AIM
Locate each line of the material that contains "this", then return it.

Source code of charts
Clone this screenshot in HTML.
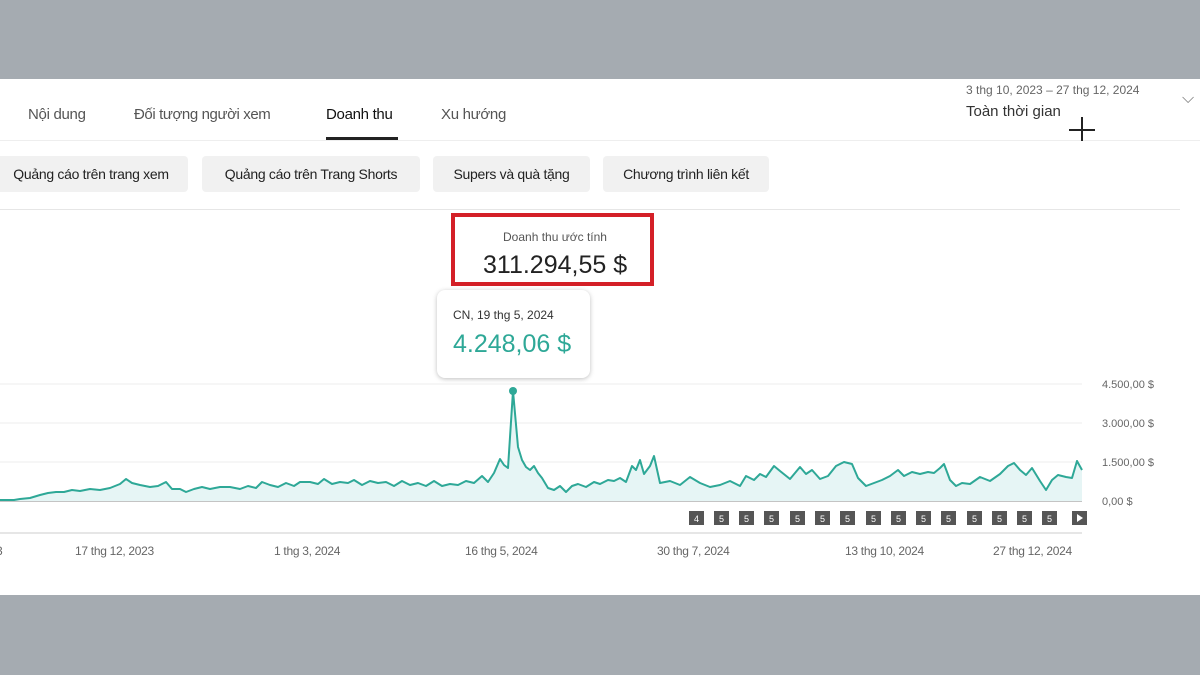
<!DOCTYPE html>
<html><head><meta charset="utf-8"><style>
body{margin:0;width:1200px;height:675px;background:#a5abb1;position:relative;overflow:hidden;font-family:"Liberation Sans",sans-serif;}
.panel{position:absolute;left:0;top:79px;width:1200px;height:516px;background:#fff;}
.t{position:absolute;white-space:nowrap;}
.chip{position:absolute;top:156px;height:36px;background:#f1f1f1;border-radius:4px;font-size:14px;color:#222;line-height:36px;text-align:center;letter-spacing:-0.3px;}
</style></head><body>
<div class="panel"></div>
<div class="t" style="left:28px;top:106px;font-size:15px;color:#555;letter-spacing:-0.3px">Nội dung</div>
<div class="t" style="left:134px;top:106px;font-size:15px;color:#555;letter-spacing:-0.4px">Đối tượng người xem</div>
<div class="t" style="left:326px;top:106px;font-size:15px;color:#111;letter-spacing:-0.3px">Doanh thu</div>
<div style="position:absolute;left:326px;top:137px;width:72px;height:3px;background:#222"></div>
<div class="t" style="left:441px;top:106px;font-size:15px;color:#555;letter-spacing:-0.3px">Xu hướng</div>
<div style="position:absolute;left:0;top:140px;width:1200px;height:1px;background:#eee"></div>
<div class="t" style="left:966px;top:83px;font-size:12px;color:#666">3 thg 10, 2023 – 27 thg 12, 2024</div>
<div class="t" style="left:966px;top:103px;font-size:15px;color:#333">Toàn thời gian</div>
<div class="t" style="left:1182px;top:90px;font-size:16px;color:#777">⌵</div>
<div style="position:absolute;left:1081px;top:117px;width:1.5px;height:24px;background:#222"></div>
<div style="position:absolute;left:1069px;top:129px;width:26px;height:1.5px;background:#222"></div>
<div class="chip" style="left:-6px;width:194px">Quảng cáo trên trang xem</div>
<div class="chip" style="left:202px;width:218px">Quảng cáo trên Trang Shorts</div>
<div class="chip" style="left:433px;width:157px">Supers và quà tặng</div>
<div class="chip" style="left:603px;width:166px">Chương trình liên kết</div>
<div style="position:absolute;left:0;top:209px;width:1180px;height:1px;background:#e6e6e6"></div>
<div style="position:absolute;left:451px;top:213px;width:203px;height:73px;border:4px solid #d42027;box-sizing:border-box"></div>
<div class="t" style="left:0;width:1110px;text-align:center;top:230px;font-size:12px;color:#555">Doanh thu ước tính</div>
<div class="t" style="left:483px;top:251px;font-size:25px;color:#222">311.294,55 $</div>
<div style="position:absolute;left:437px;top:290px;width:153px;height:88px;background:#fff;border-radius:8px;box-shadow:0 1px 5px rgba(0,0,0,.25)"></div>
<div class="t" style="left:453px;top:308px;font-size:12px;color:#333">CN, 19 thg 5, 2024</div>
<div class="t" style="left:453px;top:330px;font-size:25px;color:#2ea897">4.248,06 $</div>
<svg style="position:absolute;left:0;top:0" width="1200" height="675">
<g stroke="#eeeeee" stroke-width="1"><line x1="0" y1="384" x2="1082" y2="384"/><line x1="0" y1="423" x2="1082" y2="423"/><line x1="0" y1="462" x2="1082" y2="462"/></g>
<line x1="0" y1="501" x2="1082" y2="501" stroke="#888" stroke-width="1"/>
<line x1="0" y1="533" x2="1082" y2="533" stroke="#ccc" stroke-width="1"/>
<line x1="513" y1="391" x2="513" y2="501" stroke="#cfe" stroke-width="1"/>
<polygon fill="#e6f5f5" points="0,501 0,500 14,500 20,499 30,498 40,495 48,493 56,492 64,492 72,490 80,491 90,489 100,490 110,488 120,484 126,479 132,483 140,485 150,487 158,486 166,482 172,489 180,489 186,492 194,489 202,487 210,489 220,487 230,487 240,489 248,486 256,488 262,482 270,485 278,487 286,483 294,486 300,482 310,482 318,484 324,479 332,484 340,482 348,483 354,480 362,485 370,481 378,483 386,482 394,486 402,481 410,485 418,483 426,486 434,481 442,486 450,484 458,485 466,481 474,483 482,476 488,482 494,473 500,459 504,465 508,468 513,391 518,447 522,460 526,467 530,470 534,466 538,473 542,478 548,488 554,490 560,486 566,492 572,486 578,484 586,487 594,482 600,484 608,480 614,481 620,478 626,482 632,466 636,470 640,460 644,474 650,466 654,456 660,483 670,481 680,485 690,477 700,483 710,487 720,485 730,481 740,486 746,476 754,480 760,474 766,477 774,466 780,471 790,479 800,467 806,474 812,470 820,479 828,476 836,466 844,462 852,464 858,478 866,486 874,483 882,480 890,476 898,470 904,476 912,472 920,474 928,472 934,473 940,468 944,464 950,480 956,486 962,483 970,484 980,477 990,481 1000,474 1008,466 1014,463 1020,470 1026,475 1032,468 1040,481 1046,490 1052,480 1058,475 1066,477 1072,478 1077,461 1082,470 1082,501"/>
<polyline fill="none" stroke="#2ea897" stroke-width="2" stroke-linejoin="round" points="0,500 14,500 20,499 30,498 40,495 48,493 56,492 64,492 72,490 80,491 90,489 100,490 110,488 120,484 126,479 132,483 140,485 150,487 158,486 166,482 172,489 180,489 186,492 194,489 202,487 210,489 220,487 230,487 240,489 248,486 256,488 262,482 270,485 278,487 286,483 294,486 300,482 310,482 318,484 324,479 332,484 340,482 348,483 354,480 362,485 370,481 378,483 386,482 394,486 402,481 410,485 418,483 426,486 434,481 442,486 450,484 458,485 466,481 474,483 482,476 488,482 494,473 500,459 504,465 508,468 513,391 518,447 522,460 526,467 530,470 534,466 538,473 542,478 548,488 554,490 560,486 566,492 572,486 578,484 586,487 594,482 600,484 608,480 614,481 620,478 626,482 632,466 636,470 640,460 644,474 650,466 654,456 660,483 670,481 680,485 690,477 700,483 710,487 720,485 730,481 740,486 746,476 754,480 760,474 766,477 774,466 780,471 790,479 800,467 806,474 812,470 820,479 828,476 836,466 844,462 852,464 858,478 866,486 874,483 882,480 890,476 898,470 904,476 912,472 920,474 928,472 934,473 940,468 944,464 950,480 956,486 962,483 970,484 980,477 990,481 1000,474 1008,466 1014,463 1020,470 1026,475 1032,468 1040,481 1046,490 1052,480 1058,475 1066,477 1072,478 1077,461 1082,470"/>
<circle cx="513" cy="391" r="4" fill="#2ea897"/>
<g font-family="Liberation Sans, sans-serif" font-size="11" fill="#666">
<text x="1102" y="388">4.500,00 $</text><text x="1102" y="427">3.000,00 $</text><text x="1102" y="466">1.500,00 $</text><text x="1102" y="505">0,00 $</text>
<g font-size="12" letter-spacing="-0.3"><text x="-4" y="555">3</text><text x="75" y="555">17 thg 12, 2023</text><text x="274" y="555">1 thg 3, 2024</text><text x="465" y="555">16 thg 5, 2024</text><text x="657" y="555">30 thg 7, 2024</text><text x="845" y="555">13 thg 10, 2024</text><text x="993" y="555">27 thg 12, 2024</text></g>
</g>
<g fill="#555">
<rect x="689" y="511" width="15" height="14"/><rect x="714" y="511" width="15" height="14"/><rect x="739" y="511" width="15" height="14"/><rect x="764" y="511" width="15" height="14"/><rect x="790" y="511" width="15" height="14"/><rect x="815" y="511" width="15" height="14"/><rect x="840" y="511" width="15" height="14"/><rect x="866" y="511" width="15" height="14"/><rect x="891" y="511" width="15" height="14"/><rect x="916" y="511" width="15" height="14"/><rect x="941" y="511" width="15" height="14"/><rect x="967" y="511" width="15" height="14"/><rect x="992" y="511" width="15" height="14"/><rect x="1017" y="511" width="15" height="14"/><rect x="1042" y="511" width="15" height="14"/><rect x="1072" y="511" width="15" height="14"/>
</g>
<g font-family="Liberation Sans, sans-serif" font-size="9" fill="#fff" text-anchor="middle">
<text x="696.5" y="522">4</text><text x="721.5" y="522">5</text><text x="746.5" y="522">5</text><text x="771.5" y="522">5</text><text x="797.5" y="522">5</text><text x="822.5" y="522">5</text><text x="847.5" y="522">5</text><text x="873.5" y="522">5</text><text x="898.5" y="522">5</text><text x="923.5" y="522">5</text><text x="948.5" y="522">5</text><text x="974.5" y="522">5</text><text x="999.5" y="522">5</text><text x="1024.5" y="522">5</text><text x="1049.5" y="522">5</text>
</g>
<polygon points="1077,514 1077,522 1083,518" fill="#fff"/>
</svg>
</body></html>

* * *

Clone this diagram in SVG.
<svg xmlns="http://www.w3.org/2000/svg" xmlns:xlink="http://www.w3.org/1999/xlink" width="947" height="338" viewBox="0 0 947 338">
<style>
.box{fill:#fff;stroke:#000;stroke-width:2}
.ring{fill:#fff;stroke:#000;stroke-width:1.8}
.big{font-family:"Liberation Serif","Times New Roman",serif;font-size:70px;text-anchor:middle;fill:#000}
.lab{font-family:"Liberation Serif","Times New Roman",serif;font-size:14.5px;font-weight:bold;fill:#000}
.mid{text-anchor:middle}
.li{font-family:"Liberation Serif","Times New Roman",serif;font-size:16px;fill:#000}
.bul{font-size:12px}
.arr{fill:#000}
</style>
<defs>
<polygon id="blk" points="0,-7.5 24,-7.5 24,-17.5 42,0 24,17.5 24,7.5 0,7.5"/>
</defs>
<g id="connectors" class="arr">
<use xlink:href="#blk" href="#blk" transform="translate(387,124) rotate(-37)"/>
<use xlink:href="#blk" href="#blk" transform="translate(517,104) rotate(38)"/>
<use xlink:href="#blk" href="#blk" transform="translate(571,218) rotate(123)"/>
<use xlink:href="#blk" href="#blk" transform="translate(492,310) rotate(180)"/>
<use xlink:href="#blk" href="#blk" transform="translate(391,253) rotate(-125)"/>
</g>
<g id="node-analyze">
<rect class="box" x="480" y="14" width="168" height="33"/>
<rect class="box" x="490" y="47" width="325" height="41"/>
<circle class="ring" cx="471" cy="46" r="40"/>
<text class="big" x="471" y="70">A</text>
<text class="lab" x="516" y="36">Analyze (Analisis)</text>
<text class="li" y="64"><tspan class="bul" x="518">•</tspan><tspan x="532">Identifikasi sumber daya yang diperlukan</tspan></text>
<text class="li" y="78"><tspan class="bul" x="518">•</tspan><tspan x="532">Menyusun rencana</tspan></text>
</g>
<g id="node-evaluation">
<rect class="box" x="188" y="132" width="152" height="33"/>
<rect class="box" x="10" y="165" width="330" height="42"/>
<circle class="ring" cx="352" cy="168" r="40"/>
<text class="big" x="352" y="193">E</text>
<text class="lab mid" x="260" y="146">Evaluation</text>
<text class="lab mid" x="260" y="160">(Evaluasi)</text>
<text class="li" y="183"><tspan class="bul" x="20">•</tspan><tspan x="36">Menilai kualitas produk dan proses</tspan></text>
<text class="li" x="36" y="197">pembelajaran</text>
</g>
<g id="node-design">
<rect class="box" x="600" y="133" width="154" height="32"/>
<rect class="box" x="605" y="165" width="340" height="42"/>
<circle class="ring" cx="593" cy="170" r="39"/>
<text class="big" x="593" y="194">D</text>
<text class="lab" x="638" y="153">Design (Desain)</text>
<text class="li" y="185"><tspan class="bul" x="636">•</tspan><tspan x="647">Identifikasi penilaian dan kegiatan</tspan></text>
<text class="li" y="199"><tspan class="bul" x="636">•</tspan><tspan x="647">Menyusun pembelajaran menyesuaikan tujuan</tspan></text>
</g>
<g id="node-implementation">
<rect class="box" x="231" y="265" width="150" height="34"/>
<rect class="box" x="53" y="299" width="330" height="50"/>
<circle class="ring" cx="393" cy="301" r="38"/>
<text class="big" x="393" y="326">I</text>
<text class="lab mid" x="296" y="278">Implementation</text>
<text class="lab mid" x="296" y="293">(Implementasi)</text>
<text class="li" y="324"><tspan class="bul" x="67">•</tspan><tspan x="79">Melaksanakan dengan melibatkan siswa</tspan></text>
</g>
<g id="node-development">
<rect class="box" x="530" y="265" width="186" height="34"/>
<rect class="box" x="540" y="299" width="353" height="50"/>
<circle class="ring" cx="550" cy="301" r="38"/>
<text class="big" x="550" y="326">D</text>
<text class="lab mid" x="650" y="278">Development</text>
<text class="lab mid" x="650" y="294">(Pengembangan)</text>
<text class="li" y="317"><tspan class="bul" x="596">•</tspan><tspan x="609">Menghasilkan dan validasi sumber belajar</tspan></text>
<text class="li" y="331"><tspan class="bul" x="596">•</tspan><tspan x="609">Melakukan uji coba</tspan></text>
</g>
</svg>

COMPLETE ANSWER
Clone this screenshot in HTML.
Clone this diagram in SVG.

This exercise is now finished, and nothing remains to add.